2008-12-02

Where is My Retarded Rapper Boyfriend? Where is My Jesus Chain?

I've had a very Sweet Dee sort of day.

First, I had to do "Charlie work" at Bagels, which consisted of scraping mold (mold which, by the way, has probably been at Bagels longer than I have) off of the floorboards around the sink and out of mop buckets.

I then had the following dialogue with my boss:

Me: Sue, I think you should install a brighter light in the alley. I'm not comfortable taking the trash out after dark, owing to the fact that I can't see a freaking thing.

Sue: It's fine. There's a motion sensor light out there.

Me: Yes, a motion sensor light that doesn't illuminate ANYTHING. Sue, I can't see the homeless creeps in the alley during the daytime. At night, they become invisible.

Sue: Well, I'm out there in the middle of the night all the time, and I'm comfortable with the light.

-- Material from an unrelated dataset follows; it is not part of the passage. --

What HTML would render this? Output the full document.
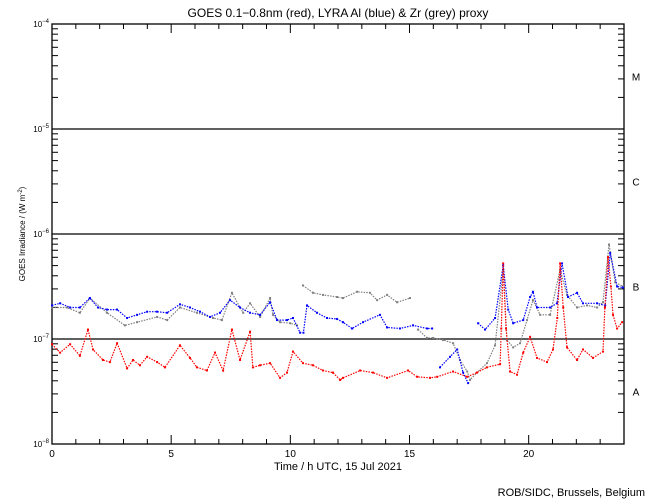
<!DOCTYPE html>
<html><head><meta charset="utf-8"><style>
body{margin:0;background:#fff;}
svg{display:block;font-family:"Liberation Sans",sans-serif;}
</style></head><body>
<svg id="chart" width="650" height="500" viewBox="0 0 650 500" xmlns="http://www.w3.org/2000/svg">
<rect width="650" height="500" fill="#fff"/>
<text x="338" y="17" font-size="12" text-anchor="middle">GOES 0.1−0.8nm (red), LYRA Al (blue) &amp; Zr (grey) proxy</text>
<text transform="translate(25,234) rotate(-90)" font-size="8" text-anchor="middle">GOES Irradiance / (W m<tspan dy="-3" font-size="6">-2</tspan><tspan dy="3">)</tspan></text>
<text x="338" y="470" font-size="11" text-anchor="middle">Time / h UTC, 15 Jul 2021</text>
<text x="645" y="496" font-size="11" text-anchor="end">ROB/SIDC, Brussels, Belgium</text>
<g id="axes"></g>
<g id="series"></g>
</svg>
<script>
const xTickLabels = ["0","5","10","15","20"];
const yDecades = [-4,-5,-6,-7,-8];
const classLabels = ["M","C","B","A"];
const redHours = [0,0.34,0.76,1.17,1.51,1.72,2.14,2.43,2.73,3.15,3.40,3.69,3.99,4.41,4.74,5.37,5.79,6.08,6.50,6.84,7.18,7.55,7.89,8.31,8.43,8.73,9.15,9.57,9.86,10.11,10.53,10.95,11.37,11.79,12.09,12.21,12.93,13.47,14.06,14.94,15.32,15.86,16.16,16.83,17.42,17.83,18.25,18.80,18.85,18.93,19.05,19.22,19.51,19.77,20.06,20.35,20.77,21.02,21.20,21.32,21.45,21.61,22.03,22.28,22.70,23.12,23.20,23.33,23.45,23.54,23.71,23.92];
const redLog = [-7.05,-7.13,-7.05,-7.16,-6.91,-7.10,-7.20,-7.22,-7.04,-7.28,-7.20,-7.25,-7.17,-7.22,-7.27,-7.06,-7.18,-7.27,-7.30,-7.13,-7.30,-6.91,-7.20,-6.93,-7.27,-7.25,-7.23,-7.37,-7.32,-7.12,-7.23,-7.25,-7.30,-7.32,-7.39,-7.37,-7.30,-7.32,-7.37,-7.30,-7.36,-7.37,-7.36,-7.31,-7.36,-7.32,-7.27,-7.24,-6.90,-6.28,-6.90,-7.31,-7.34,-7.13,-6.98,-7.18,-7.22,-7.10,-6.80,-6.28,-6.70,-7.08,-7.20,-7.10,-7.18,-7.12,-6.70,-6.22,-6.50,-6.77,-6.90,-6.84];
const blueHours = [0,0.34,0.76,1.17,1.59,1.93,2.31,2.73,3.15,3.57,3.99,4.41,4.83,5.37,5.79,6.21,6.63,7.05,7.47,7.89,8.31,8.73,9.15,9.44,9.86,10.11,10.41,10.55,10.70,11.12,11.54,11.96,12.21,12.59,13.05,13.76,14.06,14.60,15.15,15.74,15.95,null,16.28,16.70,17.00,17.25,17.46,null,17.88,18.17,18.59,18.93,19.14,19.35,19.77,20.06,20.18,20.35,20.90,21.19,21.40,21.65,22.03,22.28,22.87,23.21,23.42,23.71,23.96];
const blueLog = [-6.68,-6.66,-6.70,-6.70,-6.61,-6.70,-6.72,-6.72,-6.80,-6.77,-6.74,-6.74,-6.75,-6.67,-6.70,-6.74,-6.79,-6.75,-6.63,-6.70,-6.75,-6.77,-6.65,-6.82,-6.82,-6.80,-6.94,-6.94,-6.68,-6.75,-6.80,-6.81,-6.84,-6.90,-6.84,-6.77,-6.89,-6.90,-6.87,-6.90,-6.90,null,-7.27,-7.17,-7.10,-7.32,-7.42,null,-6.85,-6.91,-6.80,-6.30,-6.72,-6.85,-6.82,-6.60,-6.55,-6.70,-6.70,-6.66,-6.28,-6.60,-6.56,-6.66,-6.66,-6.68,-6.18,-6.50,-6.51];
const greyHours = [0,0.63,1.17,1.59,2.31,3.06,3.57,4.41,4.83,5.37,6.08,6.76,7.13,7.55,8.02,8.31,8.73,9.15,9.27,9.57,9.99,10.28,null,10.53,10.95,11.37,11.96,12.21,12.80,13.34,13.64,14.06,14.48,15.02,null,15.36,15.74,15.99,16.41,16.83,17.12,17.42,17.54,17.83,18.25,18.59,18.93,19.09,19.35,19.64,19.93,20.18,20.48,20.90,21.32,21.61,22.03,22.45,22.87,23.12,23.37,23.63,23.96];
const greyLog = [-6.70,-6.70,-6.75,-6.61,-6.75,-6.87,-6.84,-6.79,-6.82,-6.70,-6.75,-6.80,-6.82,-6.56,-6.75,-6.66,-6.79,-6.61,-6.77,-6.84,-6.85,-6.87,null,-6.49,-6.56,-6.58,-6.60,-6.61,-6.55,-6.56,-6.63,-6.58,-6.65,-6.61,null,-6.91,-6.99,-6.99,-7.01,-7.04,-7.20,-7.31,-7.39,-7.32,-7.23,-7.06,-6.34,-7.01,-7.08,-7.04,-6.82,-6.63,-6.77,-6.77,-6.34,-6.58,-6.70,-6.68,-6.70,-6.65,-6.10,-6.46,-6.50];

const X0=52,X1=624,Y0=24,Y1=444;
const xs = h => X0 + h*(X1-X0)/24;
const ys = lg => Y0 + (-4 - lg)*(Y1-Y0)/4;
const NS="http://www.w3.org/2000/svg";
const axes=document.getElementById('axes');
const ser=document.getElementById('series');
function mk(tag,attrs,parent){const e=document.createElementNS(NS,tag);for(const k in attrs)e.setAttribute(k,attrs[k]);parent.appendChild(e);return e;}

// frame
const frame=mk('rect',{x:X0,y:Y0,width:X1-X0,height:Y1-Y0,fill:'none',stroke:'#000','stroke-width':1.3},axes);


// class boundary lines
[-5,-6,-7].forEach(d=>{
  const l=mk('line',{x1:X0,x2:X1,y1:ys(d),y2:ys(d),stroke:'#000','stroke-width':1.2},axes);
  
  
});
// x ticks
for(let h=1;h<24;h++){
  const len=(h%5===0)?9:5;
  const x=xs(h);
  const t1=mk('line',{x1:x,x2:x,y1:Y1,y2:Y1-len,stroke:'#000'},axes);
  
  
  const t2=mk('line',{x1:x,x2:x,y1:Y0,y2:Y0+len,stroke:'#000'},axes);
  
  
}
xTickLabels.forEach(s=>{
  const t=mk('text',{x:xs(+s),y:Y1+13,'font-size':10,'text-anchor':'middle'},axes);
  t.textContent=s;
  
  
});
// y ticks
yDecades.forEach(d=>{
  if(d>-8){
    for(let m=2;m<=9;m++){
      const y=ys(d-1+Math.log10(m));
      const a=mk('line',{x1:X0,x2:X0+6,y1:y,y2:y,stroke:'#000'},axes);
      
      
      const b=mk('line',{x1:X1,x2:X1-6,y1:y,y2:y,stroke:'#000'},axes);
      
      
    }
  }
  const t=mk('text',{x:X0-3,y:ys(d)+3,'font-size':8,'text-anchor':'end'},axes);
  
  
  t.textContent='10';
  const sp=mk('tspan',{dy:-4,'font-size':6},t);
  sp.textContent='−'+(-d);
});
classLabels.forEach((c,i)=>{
  const t=mk('text',{x:636,y:ys(-4.5-i)+4,'font-size':10,'text-anchor':'middle'},axes);
  t.textContent=c;
  
  
});
// series
function draw(hours,logs,color,name){
  const g=mk('g',{},ser);
  
  
  let pts=[];
  const flush=()=>{ if(pts.length>1){const p=mk('polyline',{points:pts.join(' '),fill:'none',stroke:color,'stroke-width':1.2,'stroke-dasharray':'1.5 1.2'},g);
    
    } pts=[]; };
  for(let i=0;i<hours.length;i++){
    if(hours[i]===null||logs[i]===null){flush();continue;}
    const x=xs(hours[i]),y=ys(logs[i]);
    pts.push(x.toFixed(1)+','+y.toFixed(1));
    const r=mk('rect',{x:x-1,y:y-1,width:2,height:2,fill:color},g);
    
    
  }
  flush();
}
draw(greyHours,greyLog,'#808080','zr-grey-series');
draw(blueHours,blueLog,'#0000ff','al-blue-series');
draw(redHours,redLog,'#ff0000','goes-red-series');
</script>
</body></html>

Me: We'll see how comfortable everyone is when I get RAPED taking out the trash.

Sue: Oh, I don't think you have to worry about that.

(Pause)

Me: Ok, fine. Whatever. When I slip on a patch of ice and break my wrist, all because I couldn't see the ice, we'll speak again.

Sue: (Long, belabored sigh) Fine. I'll see what I can do.

Then my coworker accidentally stabbed me. Twice. Once in the elbow when she attempted to skewer a bagel mid-air, and then in the hand when she... Well, I don't know what the fuck she was doing.

I. Hate. Everything.

1 comment:

Ben said...

So... it was the most awesome day ever is what you're saying?